Eric Wooldridge, licensed engineer and SCC associate professor of CAD/pre-engineering, said the IT department at the hospital was facing new regulations for prescription printing. The technology they had didn't quite fit right, causing the printers to jam. Tari Seefeldt, clinical applications director at LCRH, knew that SCC had 3D printing technology and thought it might be worth checking into before ordering new parts.
"She came to me on a Monday morning and we had a prototype printed up that afternoon," said Wooldridge. "The printers simply needed a small one-inch in diameter spacer to hold the paper roll in place and we were able to print them all in the lab."
Wooldridge said the piece of equipment saved the hospital money while also giving students real-world experience in problem-solving and printing.
The CAD department currently has three 3D printers and two more are on the way.
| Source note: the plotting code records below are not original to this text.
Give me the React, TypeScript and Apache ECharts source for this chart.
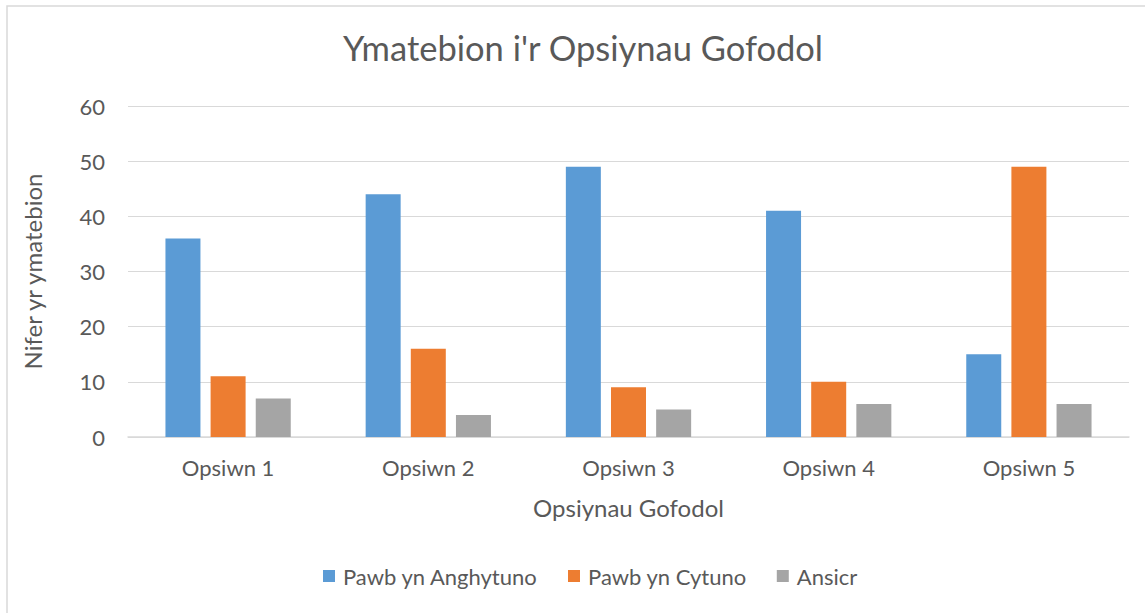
import React, { useEffect, useRef } from "react";
import * as echarts from "echarts";

const categories = ["Opsiwn 1", "Opsiwn 2", "Opsiwn 3", "Opsiwn 4", "Opsiwn 5"];
const seriesNames = ["Pawb yn Anghytuno", "Pawb yn Cytuno", "Ansicr"];
const anghytuno = [36, 44, 49, 41, 15];
const cytuno = [11, 16, 9, 10, 49];
const ansicr = [7, 4, 5, 6, 6];
const colors = ["#5B9BD5", "#ED7D31", "#A5A5A5"];
const yTicks = [0, 10, 20, 30, 40, 50, 60];

const FONT = "Lato";
const TXT = "#595959";

export default function App() {
  const ref = useRef<HTMLDivElement>(null);
  useEffect(() => {
    document.body.style.margin = "0";
    const chart = echarts.init(ref.current!, null, { renderer: "svg" });
    const data = [anghytuno, cytuno, ansicr];
    chart.setOption({
      animation: false,
      textStyle: { fontFamily: FONT, color: TXT },
      graphic: [
        {
          type: "rect",
          shape: { x: 7, y: 6, width: 1160, height: 630 },
          style: { fill: "none", stroke: "#D9D9D9", lineWidth: 1.5 },
          silent: true,
        },
      ],
      title: {
        text: "Ymatebion i'r Opsiynau Gofodol",
        left: 343,
        top: 30,
        padding: 0,
        textStyle: { fontFamily: FONT, fontSize: 34.5, fontWeight: "normal", color: TXT },
      },
      legend: {
        data: seriesNames,
        bottom: 21,
        left: 318,
        itemWidth: 12,
        itemHeight: 12,
        itemGap: 30,
        icon: "rect",
        textStyle: { fontFamily: FONT, fontSize: 22, color: TXT, padding: [0, 0, 0, 3] },
      },
      grid: { left: 128, right: 16, top: 106, bottom: 176, containLabel: false },
      xAxis: {
        type: "category",
        data: categories,
        name: "Opsiynau Gofodol",
        nameLocation: "middle",
        nameGap: 58,
        nameTextStyle: { fontFamily: FONT, fontSize: 24, color: TXT },
        axisLine: { lineStyle: { color: "#D9D9D9", width: 1.5 } },
        axisTick: { show: false },
        axisLabel: { fontFamily: FONT, fontSize: 22, color: TXT, margin: 19 },
      },
      yAxis: {
        type: "value",
        min: 0,
        max: 60,
        interval: 10,
        name: "Nifer yr ymatebion",
        nameLocation: "middle",
        nameGap: 84,
        nameTextStyle: { fontFamily: FONT, fontSize: 24, color: TXT },
        axisLine: { show: false },
        axisTick: { show: false },
        splitLine: { lineStyle: { color: "#D9D9D9", width: 1 } },
        axisLabel: {
          fontFamily: FONT,
          fontSize: 22,
          color: TXT,
          margin: 23,
          formatter: (v: number) => (yTicks.includes(v) ? String(v) : ""),
        },
      },
      series: seriesNames.map((name, i) => ({
        name,
        type: "bar",
        data: data[i],
        barWidth: 35,
        barGap: "29%",
        itemStyle: { color: colors[i] },
      })),
    });
    return () => chart.dispose();
  }, []);
  return <div ref={ref} style={{ width: 1145, height: 613 }} />;
}
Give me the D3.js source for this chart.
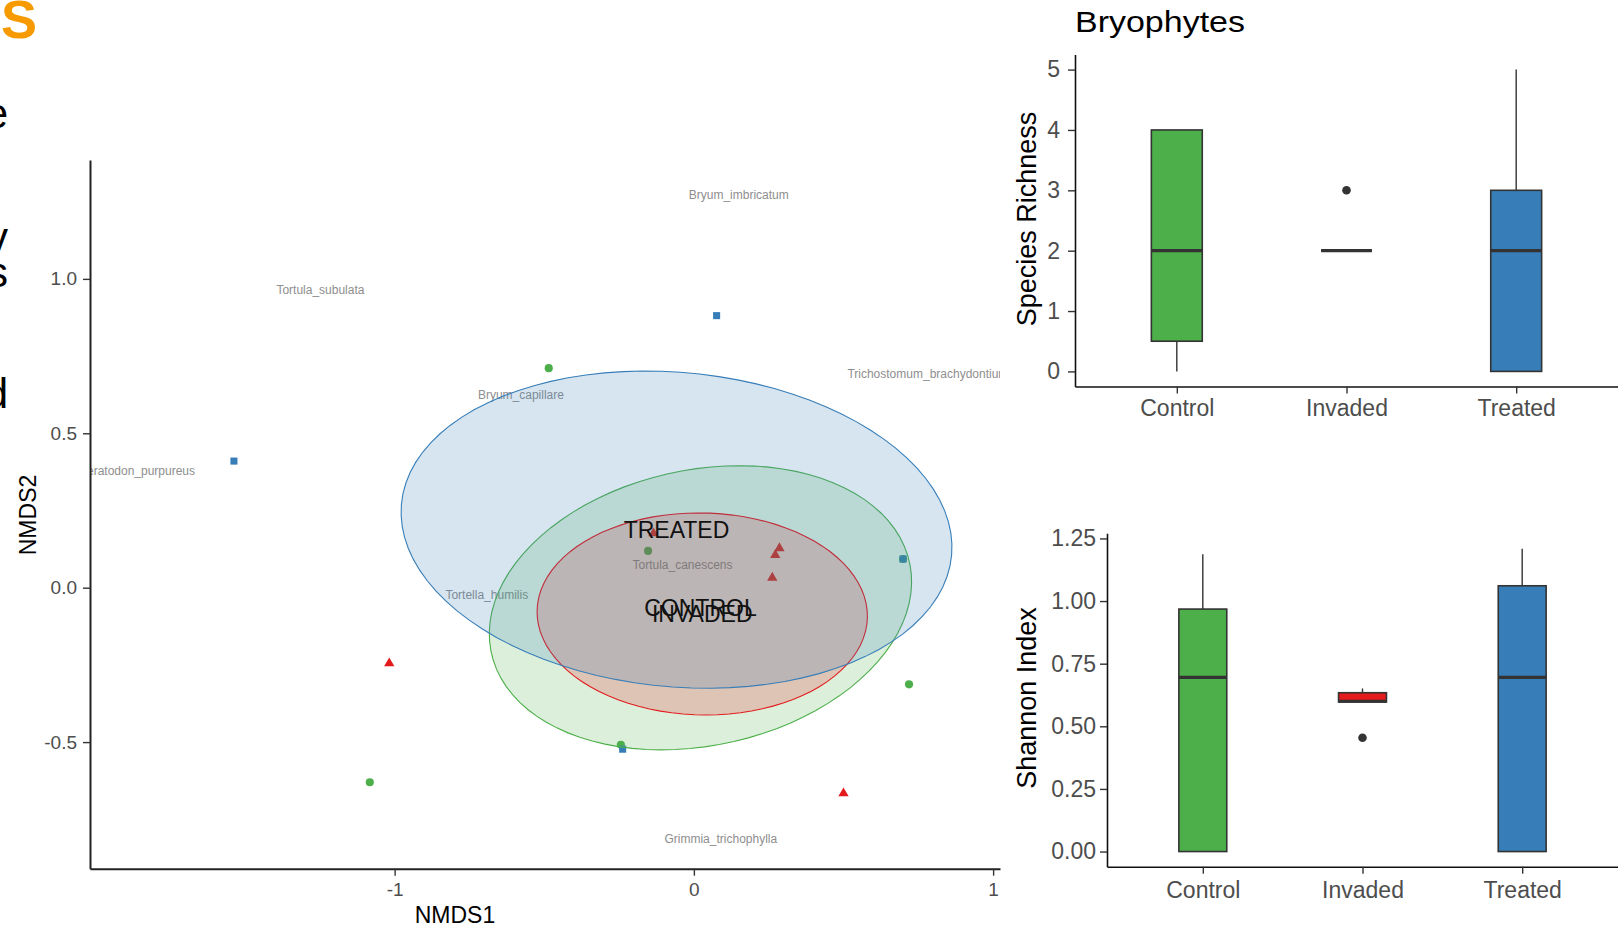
<!DOCTYPE html>
<html>
<head>
<meta charset="utf-8">
<script src="https://cdn.jsdelivr.net/npm/d3@7"></script>
<style>
  html, body { margin: 0; padding: 0; background: #fff; }
  svg { display: block; font-family: "Liberation Sans", Arial, sans-serif; }
</style>
</head>
<body>
<svg id="chart" width="1618" height="929"></svg>
<script>
// ---- groups ----
const groups = ['Control', 'Invaded', 'Treated'];
const groupLabels = ['CONTROL', 'INVADED', 'TREATED'];
const groupColors = ['#4DAF4A', '#E41A1C', '#377EB8'];

// ---- NMDS site scores ----
const siteGroup = ['Control', 'Control', 'Control', 'Control', 'Control', 'Control',
  'Invaded', 'Invaded', 'Invaded', 'Invaded', 'Invaded', 'Invaded',
  'Treated', 'Treated', 'Treated', 'Treated'];
const siteNMDS1 = [-0.485, -0.153, 0.719, -0.244, -1.083, 0.699,
  -1.018, 0.500, 0.286, 0.272, 0.262, -0.135,
  0.076, -1.537, -0.238, 0.699];
const siteNMDS2 = [0.711, 0.119, -0.313, -0.509, -0.630, 0.093,
  -0.245, -0.666, 0.128, 0.106, 0.032, 0.176,
  0.881, 0.410, -0.523, 0.093];

// ---- species scores ----
const speciesNames = ['Bryum_imbricatum', 'Tortula_subulata', 'Bryum_capillare',
  'Trichostomum_brachydontium', 'Ceratodon_purpureus', 'Tortula_canescens',
  'Tortella_humilis', 'Grimmia_trichophylla'];
const speciesNMDS1 = [0.150, -1.248, -0.578, 0.782, -1.862, -0.038, -0.692, 0.090];
const speciesNMDS2 = [1.271, 0.964, 0.626, 0.694, 0.378, 0.073, -0.024, -0.814];

// ---- group ellipses (centre, semi axes, angle in degrees) ----
const ellipseCentreX = [0.022, 0.028, -0.058];
const ellipseCentreY = [-0.065, -0.085, 0.188];
const ellipseSemiMajor = [0.714, 0.552, 0.923];
const ellipseSemiMinor = [0.447, 0.327, 0.509];
const ellipseAngle = [11.3, -1.1, -5.1];

// ---- species richness boxplot stats ----
const richLower = [0, 2, 0];
const richQ1 = [0.5, 2, 0];
const richMedian = [2, 2, 2];
const richQ3 = [4, 2, 3];
const richUpper = [4, 2, 5];
const richOutliers = [[], [3], []];
const richTicks = [0, 1, 2, 3, 4, 5];

// ---- shannon index boxplot stats ----
const shanLower = [0, 0.597, 0];
const shanQ1 = [0, 0.597, 0];
const shanMedian = [0.695, 0.600, 0.695];
const shanQ3 = [0.968, 0.634, 1.061];
const shanUpper = [1.187, 0.651, 1.209];
const shanOutliers = [[], [0.454], []];
const shanTicks = [0, 0.25, 0.5, 0.75, 1.0, 1.25];

const svg = d3.select('#chart');
const colorOf = d3.scaleOrdinal().domain(groups).range(groupColors);
const shapeOf = d3.scaleOrdinal().domain(groups)
  .range([d3.symbolCircle, d3.symbolTriangle, d3.symbolSquare]);
const sizeOf = d3.scaleOrdinal().domain(groups).range([52, 46, 50]);

// R 风格的负号（普通连字符）
const plainMinus = fmt => v => fmt(v).replace('\u2212', '-');

// leftover slide text at the left edge
svg.append('text')
  .attr('x', 1).attr('y', 38)
  .attr('font-size', 54).attr('font-weight', 'bold')
  .attr('fill', '#F79A00')
  .text('S');

[['e', 128], ['y', 252], ['s', 287], ['d', 408]].forEach(([ch, base]) => {
  svg.append('text')
    .attr('x', 8).attr('y', base)
    .attr('text-anchor', 'end')
    .attr('font-size', 42)
    .attr('fill', '#000')
    .text(ch);
});

// ================= NMDS plot =================
const nx = d3.scaleLinear().domain([-2.018, 1.023]).range([90, 1000]);
const ny = d3.scaleLinear().domain([-0.91, 1.385]).range([868.7, 160]);

svg.append('defs').append('clipPath').attr('id', 'nmds-clip')
  .append('rect')
  .attr('x', nx.range()[0]).attr('y', ny.range()[1])
  .attr('width', nx.range()[1] - nx.range()[0])
  .attr('height', ny.range()[0] - ny.range()[1]);

const panel = svg.append('g').attr('clip-path', 'url(#nmds-clip)');

// 物种标签
panel.selectAll('text.species')
  .data(speciesNames)
  .enter()
  .append('text')
  .attr('class', 'species')
  .attr('x', (d, i) => nx(speciesNMDS1[i]))
  .attr('y', (d, i) => ny(speciesNMDS2[i]))
  .attr('dy', '0.35em')
  .attr('text-anchor', 'middle')
  .attr('font-size', 12)
  .attr('fill', '#8e8e8e')
  .text(d => d);

// 样点
panel.selectAll('path.site')
  .data(siteGroup)
  .enter()
  .append('path')
  .attr('class', 'site')
  .attr('transform', (d, i) => `translate(${nx(siteNMDS1[i])},${ny(siteNMDS2[i])})`)
  .attr('d', d => d3.symbol().type(shapeOf(d)).size(sizeOf(d))())
  .attr('fill', d => colorOf(d));

// 置信椭圆
const ellipseLine = d3.line()
  .x(p => nx(p[0]))
  .y(p => ny(p[1]))
  .curve(d3.curveLinearClosed);

groups.forEach((g, i) => {
  const phi = ellipseAngle[i] * Math.PI / 180;
  const pts = d3.range(0, 360, 4).map(deg => {
    const t = deg * Math.PI / 180;
    const a = ellipseSemiMajor[i] * Math.cos(t);
    const b = ellipseSemiMinor[i] * Math.sin(t);
    return [
      ellipseCentreX[i] + a * Math.cos(phi) - b * Math.sin(phi),
      ellipseCentreY[i] + a * Math.sin(phi) + b * Math.cos(phi)
    ];
  });
  panel.append('path')
    .datum(pts)
    .attr('d', ellipseLine)
    .attr('fill', groupColors[i])
    .attr('fill-opacity', 0.2)
    .attr('stroke', groupColors[i])
    .attr('stroke-width', 1.1);
});

// 组名
panel.selectAll('text.group')
  .data(groupLabels)
  .enter()
  .append('text')
  .attr('class', 'group')
  .attr('x', (d, i) => nx(ellipseCentreX[i]))
  .attr('y', (d, i) => ny(ellipseCentreY[i]))
  .attr('dy', '0.35em')
  .attr('text-anchor', 'middle')
  .attr('font-size', 23)
  .attr('fill', '#111')
  .text(d => d);

function styleAxis(g, lineColor, lineWidth, fontSize) {
  g.select('.domain').attr('stroke', lineColor).attr('stroke-width', lineWidth);
  g.selectAll('.tick line').attr('stroke', '#333').attr('stroke-width', 1.4);
  g.selectAll('.tick text')
    .attr('fill', '#4D4D4D')
    .attr('font-size', fontSize)
    .attr('font-family', '"Liberation Sans", Arial, sans-serif');
}

svg.append('g')
  .attr('transform', `translate(0,${ny.range()[0]})`)
  .call(d3.axisBottom(nx).tickValues([-1, 0, 1]).tickFormat(plainMinus(d3.format('d')))
    .tickSize(7).tickPadding(7).tickSizeOuter(0))
  .call(g => styleAxis(g, '#222', 2, 19));

svg.append('g')
  .attr('transform', `translate(${nx.range()[0]},0)`)
  .call(d3.axisLeft(ny).tickValues([-0.5, 0, 0.5, 1.0]).tickFormat(plainMinus(d3.format('.1f')))
    .tickSize(7).tickPadding(6).tickSizeOuter(0))
  .call(g => styleAxis(g, '#222', 2, 19));

svg.append('text')
  .attr('x', 455).attr('y', 915).attr('dy', '0.35em')
  .attr('text-anchor', 'middle')
  .attr('font-size', 23)
  .text('NMDS1');

svg.append('text')
  .attr('transform', 'translate(27.5,515) rotate(-90)')
  .attr('dy', '0.35em')
  .attr('text-anchor', 'middle')
  .attr('font-size', 23)
  .text('NMDS2');

// ================= boxplots =================
function drawBoxplot(cfg) {
  const x = d3.scalePoint().domain(groups).range(cfg.xRange).padding(0.6);
  const y = d3.scaleLinear().domain(cfg.yDomain).range(cfg.yRange);
  const boxW = x.step() * 0.3;
  const g = svg.append('g');

  groups.forEach((grp, i) => {
    const cx = x(grp);
    // whiskers
    g.append('line')
      .attr('x1', cx).attr('x2', cx)
      .attr('y1', y(cfg.q3[i])).attr('y2', y(cfg.upper[i]))
      .attr('stroke', '#333').attr('stroke-width', 1.4);
    g.append('line')
      .attr('x1', cx).attr('x2', cx)
      .attr('y1', y(cfg.q1[i])).attr('y2', y(cfg.lower[i]))
      .attr('stroke', '#333').attr('stroke-width', 1.4);
    // box
    g.append('rect')
      .attr('x', cx - boxW / 2)
      .attr('width', boxW)
      .attr('y', y(cfg.q3[i]))
      .attr('height', y(cfg.q1[i]) - y(cfg.q3[i]))
      .attr('fill', colorOf(grp))
      .attr('stroke', '#333').attr('stroke-width', 1.6);
    // median
    g.append('line')
      .attr('x1', cx - boxW / 2).attr('x2', cx + boxW / 2)
      .attr('y1', y(cfg.median[i])).attr('y2', y(cfg.median[i]))
      .attr('stroke', '#333').attr('stroke-width', 3.2);
    // outliers
    cfg.outliers[i].forEach(v => {
      g.append('circle')
        .attr('cx', cx).attr('cy', y(v)).attr('r', 4.3)
        .attr('fill', '#333');
    });
  });

  svg.append('g')
    .attr('transform', `translate(0,${cfg.yRange[0]})`)
    .call(d3.axisBottom(x).tickSize(7).tickPadding(cfg.xPad).tickSizeOuter(0))
    .call(a => styleAxis(a, '#111', 1.6, 23));

  svg.append('g')
    .attr('transform', `translate(${cfg.xRange[0]},0)`)
    .call(d3.axisLeft(y).tickValues(cfg.ticks).tickFormat(cfg.format)
      .tickSize(7).tickPadding(cfg.yPad).tickSizeOuter(0))
    .call(a => styleAxis(a, '#111', 1.6, 23));

  svg.append('text')
    .attr('transform', `translate(1027,${cfg.titleY}) rotate(-90)`)
    .attr('dy', '0.35em')
    .attr('text-anchor', 'middle')
    .attr('font-size', 27)
    .text(cfg.yTitle);
}

drawBoxplot({
  xRange: [1075, 1618], yDomain: [-0.25, 5.25], yRange: [386.5, 54.5],
  lower: richLower, q1: richQ1, median: richMedian, q3: richQ3, upper: richUpper,
  outliers: richOutliers, ticks: richTicks, format: d3.format('d'),
  xPad: 6, yPad: 8, yTitle: 'Species Richness', titleY: 219
});

drawBoxplot({
  xRange: [1107, 1618], yDomain: [-0.0605, 1.2705], yRange: [866.7, 533.3],
  lower: shanLower, q1: shanQ1, median: shanMedian, q3: shanQ3, upper: shanUpper,
  outliers: shanOutliers, ticks: shanTicks, format: d3.format('.2f'),
  xPad: 8, yPad: 4, yTitle: 'Shannon Index', titleY: 698
});

svg.append('text')
  .attr('x', 1075).attr('y', 31.7)
  .attr('font-size', 30)
  .attr('textLength', 170)
  .attr('lengthAdjust', 'spacingAndGlyphs')
  .attr('fill', '#000')
  .text('Bryophytes');
</script>
</body>
</html>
The printers are fairly new to SCC, although Wooldridge said the technology has been around for a long time, just not in a user-friendly or cost-efficient manner.
"Roger Angevine (dean of applied technology at SCC) sent me a link about the technology in the summer of 2012 and we modified our Perkins Funding application to include printers," said Wooldridge. "The moment I saw it, I knew it was going to be a powerful technology."
Wooldridge said the technology has been around for about 15 to 20 years but previously has been very expensive, costing upwards of $10,000 plus materials.
"Now, the technology costs, on average, between $600 and $2,000 and is much more simple to use, uses common materials and is developed from open-source, competitive knowledge," said Wooldridge.
The technology also has gained more recognition through popular television shows such as Castle, Big Bang Theory, Elementary and Gray’s Anatomy, where the characters used a 3D printer to print an innovative solution to a transplant problem.
Emily Brannick, a current CAD student from Somerset, said she feels that knowing the technology will give her a leg up on competition as she looks for a job after she graduates in 2016.
"I hope to work for an architect or contractor as a designer," Brannick said. “Everything is switching to 3D technology and getting the chance to work with it on a daily basis here will help me be competitive."
Wooldridge said one of the biggest advantages for students at SCC is the ability to use it on an as-needed basis.
"If you had the old technology, it was so expensive to use that students rarely got to touch it," he said. "Now, we use it freely in the classroom."
Wooldridge currently uses mostly plastics to print with; however, the next step is printing with ceramics, metals and composite wood.
"People are printing everything from lights to jewelry, artwork, circuits and even some flexible material," he said.
Wooldridge said the real-world applications for 3D printing are endless. For example, farmers could use the technology to print a piece for a tractor that has been discontinued or is hard to find.
"This is a big industry," Wooldridge said, citing the fact that the European Space Agency is developing the technology to build bases on planets in a matter of days, and that NASA is developing a printer to print pizza for astronauts in space.
"The possibilities are endless with this technology if you know how to use it or simply have access to someone who can," Wooldridge said.